Wherever a line holds the string "this", copy that line.

**Entries taken from a collection**:
((

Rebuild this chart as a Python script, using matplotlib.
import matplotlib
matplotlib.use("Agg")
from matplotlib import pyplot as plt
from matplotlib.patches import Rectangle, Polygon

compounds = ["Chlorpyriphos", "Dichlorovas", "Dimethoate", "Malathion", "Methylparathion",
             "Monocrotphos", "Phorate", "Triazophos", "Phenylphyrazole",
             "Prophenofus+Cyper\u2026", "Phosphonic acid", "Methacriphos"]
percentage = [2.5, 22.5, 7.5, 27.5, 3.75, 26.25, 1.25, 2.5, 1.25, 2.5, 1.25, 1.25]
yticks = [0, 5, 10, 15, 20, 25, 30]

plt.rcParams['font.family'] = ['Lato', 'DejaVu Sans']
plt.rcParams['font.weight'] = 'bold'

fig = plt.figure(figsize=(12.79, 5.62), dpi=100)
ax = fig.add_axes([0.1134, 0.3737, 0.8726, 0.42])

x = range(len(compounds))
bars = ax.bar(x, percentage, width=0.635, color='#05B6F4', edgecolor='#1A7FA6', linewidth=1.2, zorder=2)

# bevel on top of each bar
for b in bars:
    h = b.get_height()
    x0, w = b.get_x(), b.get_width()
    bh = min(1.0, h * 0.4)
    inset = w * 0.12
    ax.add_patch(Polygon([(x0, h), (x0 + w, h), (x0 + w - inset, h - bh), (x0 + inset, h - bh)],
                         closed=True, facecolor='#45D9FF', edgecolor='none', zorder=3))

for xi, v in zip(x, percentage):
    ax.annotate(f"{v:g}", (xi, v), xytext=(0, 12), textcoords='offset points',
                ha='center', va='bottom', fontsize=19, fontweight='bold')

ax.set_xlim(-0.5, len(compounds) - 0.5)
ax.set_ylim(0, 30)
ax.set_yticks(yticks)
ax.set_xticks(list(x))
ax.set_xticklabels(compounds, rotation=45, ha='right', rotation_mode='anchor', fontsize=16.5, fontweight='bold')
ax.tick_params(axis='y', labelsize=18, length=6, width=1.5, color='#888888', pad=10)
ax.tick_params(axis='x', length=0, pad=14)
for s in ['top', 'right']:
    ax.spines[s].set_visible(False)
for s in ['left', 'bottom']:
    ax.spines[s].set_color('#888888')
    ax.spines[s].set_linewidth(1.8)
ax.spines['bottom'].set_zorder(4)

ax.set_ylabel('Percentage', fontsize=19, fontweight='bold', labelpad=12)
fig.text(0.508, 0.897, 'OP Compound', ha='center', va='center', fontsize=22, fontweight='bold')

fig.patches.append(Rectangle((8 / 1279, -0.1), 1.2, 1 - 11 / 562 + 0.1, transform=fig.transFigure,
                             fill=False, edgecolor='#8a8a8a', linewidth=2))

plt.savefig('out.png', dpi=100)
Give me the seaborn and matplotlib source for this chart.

))

**RESPONSE TO THE TASK**:
Rebuild this chart as a Python script, using matplotlib.
Give me the seaborn and matplotlib source for this chart.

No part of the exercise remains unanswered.